Big City Fall
Nov 30 - Dec 26, 2006
Press release for exhibition Big City Fall
Suddenly summoned to witness something great and horrendous, we keep fighting not to reduce it to our own smallness. From the viewpoint of a tenth-floor apartment in Brooklyn Heights, where I happened to be visiting some kin, the destruction of the World Trade Center twin towers had the false intimacy of television, on a day of perfect reception.
-John Updike, The New Yorker, Sept 24, 2001
Ford to City: Drop Dead
Daily News headline 1975
Recently I was watching the Edo Bertoglio and Glenn O'Brien film Downtown81. The film stars the artist Jean Michel Basquiat, and for its entirety he ambles through the Lower East Side from loft to club and back again. One scene in particular struck me and this is why I refer to it in this press release for the upcoming PPOW exhibition Big City Fall. In the scene, Basquiat is walking down Clinton Street on the other side of Delancey. The background that encompasses him looks bombed out, like it could be 80's Beirut or present day Kabul. A lone brown brick tenement building stands next to an empty lot strewn with bricks and rubble, and the sky is bright blue but it may as well be ominous red. The scene behind Basquiat is the exact location of Martin Wong's painting Sweet Oblivion. Early in his career, Wong often referred to himself as 'the human instamatic,' even creating a few paintings with that tag as a calling card. Sweet Oblivion is one of his paintings that now stand in as a record of the neglected city several years after the fiscal crisis of '75 and the blackout of '77. Viewing the painting now, post 9/11, it recalls the title of a David Wojnarowicz essay In the Shadow of the American Dream, Someday this will all be Picturesque Ruins. In the Wojnarowicz essay, as well as in the installation in this exhibition, erected for the first time since the mid-eighties, his concern lay within the dying culture of America. Whereas Wong's painting reflects the urban blight of the area, Wojnarowicz' cityscape foreshadows his mortality. He later writes, "When I was told that I'd contracted this virus it didn't take me long to realize that I'd contracted a diseased society as well."

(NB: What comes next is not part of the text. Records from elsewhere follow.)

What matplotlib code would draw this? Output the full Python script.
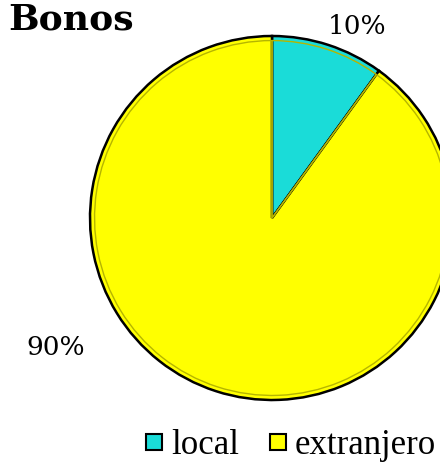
import matplotlib
matplotlib.use("Agg")
import matplotlib.pyplot as plt
from matplotlib.lines import Line2D

# ── Data ──────────────────────────────────────────────────────────────────────
categories = ["local", "extranjero"]
shares = [10, 90]
pct_labels = ["10%", "90%"]
colors = ["#1ADCD8", "#FFFF00"]
title = "Bonos"
# ─────────────────────────────────────────────────────────────────────────────

fig = plt.figure(figsize=(4.4, 4.62), dpi=100)
# pie centre ~ (272, 218) px, radius ~182 px
ax = fig.add_axes([90 / 440, 62 / 462, 364 / 440, 364 / 462])

# outer black rim
ax.pie(shares, colors=colors, startangle=90, counterclock=False,
       wedgeprops=dict(edgecolor="black", linewidth=1.8))
# inner bevel line
ax.pie(shares, colors=colors, startangle=90, counterclock=False, radius=0.975,
       wedgeprops=dict(edgecolor="#B5B500", linewidth=1.0, fill=False))
ax.set_xlim(-1, 1)
ax.set_ylim(-1, 1)
ax.set_aspect("equal")
ax.axis("off")

# percentage labels
ax.text(0.47, 1.05, pct_labels[0], ha="center", va="center",
        fontsize=19, family="DejaVu Serif")
ax.text(-1.19, -0.71, pct_labels[1], ha="center", va="center",
        fontsize=19, family="DejaVu Serif")

fig.text(8 / 440, 1 - 29 / 462, title, ha="left", va="baseline",
         fontsize=26, fontweight="heavy", family="DejaVu Serif")

handles = [Line2D([], [], marker="s", linestyle="none", markersize=12,
                  markerfacecolor=c, markeredgecolor="black", markeredgewidth=1.5)
           for c in colors]
fig.legend(handles, categories, loc="center", ncol=2, frameon=False,
           bbox_to_anchor=(290 / 440, 1 - 446 / 462),
           handlelength=0.6, handletextpad=0.2, columnspacing=0.8,
           prop=dict(family="Liberation Serif", size=25))

fig.savefig("out.png", dpi=100)
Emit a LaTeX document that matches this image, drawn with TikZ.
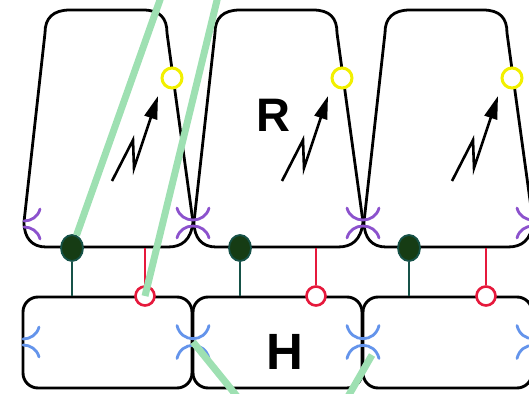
\documentclass[tikz,border=0pt]{standalone}
\usepackage{fontspec}
\setsansfont{Liberation Sans}
\usetikzlibrary{arrows.meta,shapes.geometric}

\definecolor{cellpurple}{RGB}{140,82,205}
\definecolor{cellblue}{RGB}{100,148,235}
\definecolor{linkgreen}{RGB}{158,224,178}
\definecolor{dotfill}{RGB}{22,60,20}
\definecolor{dotedge}{RGB}{22,82,72}
\definecolor{ringred}{RGB}{230,25,60}
\definecolor{lampyellow}{RGB}{242,240,0}

% pair of facing arcs where two cells meet
\tikzset{
  kiss/.pic={
    \draw[pic actions] (-16,-15) .. controls (-12,1) and (12,1) .. (16,-15);
    \draw[pic actions] (-16,15) .. controls (-12,-1) and (12,-1) .. (16,15);
  },
  halfkiss/.pic={
    \draw[pic actions] (0,-3) .. controls (7,-3) and (14,-7) .. (16,-15);
    \draw[pic actions] (0,3) .. controls (7,3) and (14,7) .. (16,15);
  }
}

\begin{document}
\begin{tikzpicture}[
  x=1pt, y=-1pt,
  rcell/.style={draw, line width=2.8pt, line join=round},
  hcell/.style={draw, rectangle, rounded corners=15pt, line width=2.9pt, minimum width=169pt, minimum height=91pt, inner sep=0pt},
  bolt/.style={line width=2.6pt, line join=miter, -{Triangle[length=23pt,width=13pt]}},
  lamp/.style={circle, draw=lampyellow, fill=white, line width=3pt, minimum size=20pt, inner sep=0pt},
  dot/.style={ellipse, draw=dotedge, fill=dotfill, line width=1.8pt, minimum width=22pt, minimum height=26pt, inner sep=0pt},
  ring/.style={circle, draw=ringred, fill=white, line width=2.6pt, minimum size=19pt, inner sep=0pt},
  stalk/.style={draw=dotedge, line width=2.4pt},
  redstalk/.style={draw=ringred, line width=2.4pt},
  purplearc/.style={draw=cellpurple, line width=2.8pt, line cap=round},
  bluearc/.style={draw=cellblue, line width=2.8pt, line cap=round},
  link/.style={draw=linkgreen, line width=7pt},
  big/.style={font=\sffamily\bfseries\fontsize{47}{47}\selectfont, inner sep=0pt}
]
\useasboundingbox (0,0) rectangle (529,393);
\clip (0,0) rectangle (529,393);

% upper and lower cells
\foreach \i/\s in {1/0, 2/170, 3/340} {
  \begin{scope}[xshift=\s pt]
    \draw[rcell] (70,10) -- (143,10) .. controls (160,10) and (167,18) .. (167,33)
      -- (193,222) .. controls (191,240) and (182,247) .. (168,247)
      -- (46,247) .. controls (32,247) and (24,238) .. (24,222)
      -- (45,33) .. controls (45,18) and (53,10) .. (70,10) -- cycle;
    \draw[bolt] (112,181) -- (133,140) -- (134,168) -- (158,96);
    \node[lamp] (lamp\i) at (172,78) {};
    \node[hcell] (h\i) at (107.5,342.5) {};
  \end{scope}
}

% junctions
\pic[purplearc] at (24,224) {halfkiss};
\pic[bluearc] at (23,342) {halfkiss};
\foreach \i/\jx in {1/193, 2/363, 3/533} {
  \pic[purplearc] at (\jx,223) {kiss};
  \pic[bluearc, yscale=1.1] at (\jx,342) {kiss};
  \coordinate (hj\i) at (\jx,342);
}

% contacts between the rows
\foreach \i/\gx/\rx in {1/72/145, 2/240/316, 3/409/486} {
  \node[dot] (dot\i) at (\gx,248) {};
  \draw[stalk] (dot\i) -- (dot\i |- h\i.north);
  \node[ring] (ring\i) at (\rx,296) {};
  \draw[redstalk] (ring\i) -- (ring\i |- dot\i.center);
}

\node[big] (rlabel) at (273,115) {R};
\node[big, font=\sffamily\bfseries\fontsize{51}{51}\selectfont] (hlabel) at (285,352) {H};

% crossing fibres
\coordinate (top1) at (163.5,-10);
\coordinate (top2) at (219.5,-10);
\coordinate (tail4) at (372,355);
\coordinate (end3) at (240,400);
\coordinate (end4) at (346,400);
\draw[link] (top1) -- (dot1);
\draw[link] (top2) -- (ring1.center);
\draw[link] (hj1) -- (end3);
\draw[link] (tail4) -- (end4);

\end{tikzpicture}
\end{document}
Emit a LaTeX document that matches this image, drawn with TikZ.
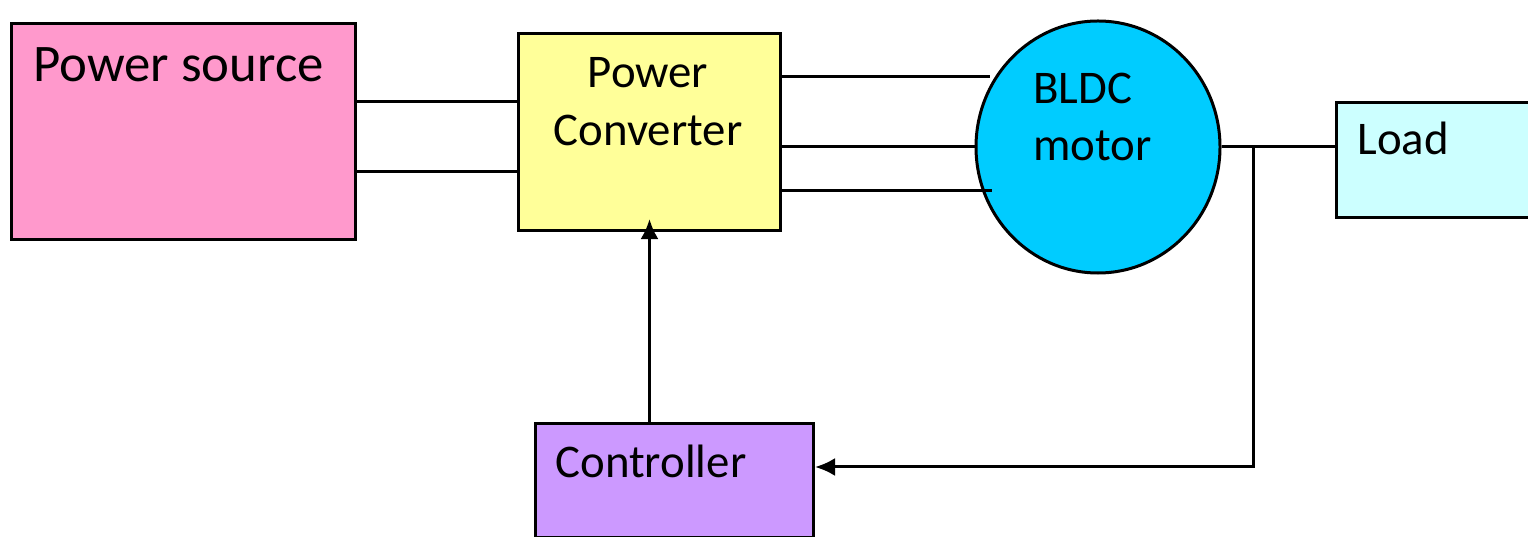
\documentclass[tikz,border=0pt]{standalone}
\usepackage{fontspec}
\setmainfont{Carlito}
\usetikzlibrary{arrows.meta,positioning,shapes.geometric}

\definecolor{srcpink}{HTML}{FF99CC}
\definecolor{convyellow}{HTML}{FFFF99}
\definecolor{motorblue}{HTML}{00CCFF}
\definecolor{loadcyan}{HTML}{CCFFFF}
\definecolor{ctrlpurple}{HTML}{CC99FF}

\begin{document}
\begin{tikzpicture}[x=0.5bp, y=-0.5bp, line width=1.5bp,
    block/.style={draw, rectangle, inner sep=0pt, anchor=north west},
    lbl/.style={inner sep=0pt, font=\fontsize{23.5}{28}\selectfont},
    sig/.style={-{Latex[length=10bp,width=9bp]}}]
    \clip (0,0) rectangle (1528,537);

    % Blocks
    \node[block, fill=srcpink, minimum width=172bp, minimum height=108bp] (src) at (10,22) {};
    \node[block, fill=convyellow, minimum width=131bp, minimum height=98.5bp] (conv) at (517,32) {};
    \node[draw, ellipse, fill=motorblue, minimum width=122bp, minimum height=126bp] (motor) at (1098,147) {};
    \node[block, fill=loadcyan, minimum width=105bp, minimum height=57.5bp] (load) at (1335,101) {};
    \node[block, fill=ctrlpurple, minimum width=139bp, minimum height=57bp] (ctrl) at (534,422) {};

    % Labels
    \node[lbl, anchor=base west, font=\fontsize{26.5}{32}\selectfont] (srctext) at (32,82) {Power source};
    \node[lbl, anchor=base] (convtop) at (648,88) {Power};
    \node[lbl, anchor=base] (convbot) at (648,146) {Converter};
    \node[lbl, anchor=base west] (motortop) at (1032,104) {BLDC};
    \node[lbl, anchor=base west] (motorbot) at (1032,161) {motor};
    \node[lbl, anchor=base west] (loadtext) at (1356,155) {Load};
    \node[lbl, anchor=base west] (ctrltext) at (554,477) {Controller};

    % Supply lines
    \draw ([yshift=15bp]src.east) -- ([yshift=15bp]src.east -| conv.west);
    \draw ([yshift=-20bp]src.east) -- ([yshift=-20bp]src.east -| conv.west);

    % Three phases to the motor
    \coordinate (w1) at (990,77);
    \coordinate (w3) at (992,191);
    \draw (conv.east |- w1) -- (w1);
    \draw (conv.east |- motor.west) -- (motor.west);
    \draw (conv.east |- w3) -- (w3);

    % Shaft and feedback
    \coordinate (tap) at (1253,147);
    \coordinate (fb) at (1253,467);
    \draw (motor.east) -- (load.west |- motor.east);
    \draw[sig] (tap) -- (fb) -- (fb -| ctrl.east);
    \draw[sig] (conv.south |- ctrl.north) -- ([yshift=6.5bp]conv.south);
\end{tikzpicture}
\end{document}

Both the eighties and the time directly after the terrorist attacks were extraordinarily trying moments for the city, but I couldn't help pondering how different viewing a destroyed urban center felt in 9/11's wake. In other words, when a big city falls, whether it is in the form of a sci-fi movie, dilapidation from urban flight, war footage, or terrorism, how do we sympathize with it? Oscar Oiwa's 2006 painting Divina Comedia depicts a drive from the hills outside of São Paolo through the slums of the city to the beach. Oiwa replaces the Brazilian city slums with that of the raw skeletal remnants of the World Trade Center. The slums, like Basquiat's ghetto, have disappeared in favor of ground zero. In contrast to Oiwa's slum, Carolee Schneemann's Terminal Velocity is an abstracted record of the actual terrorist attack and like that of her works Vietflakes and Souvenir of Lebanon, Schneemann magnifies an already published event. Terminal Velocity rapidly and repeatedly plunges us down the slick metal of the two towers. By enlarging the photographs, like that of Antonioni's Blow Up, there is an attempt to touch the victim, reveal a hidden truth, and seek justice.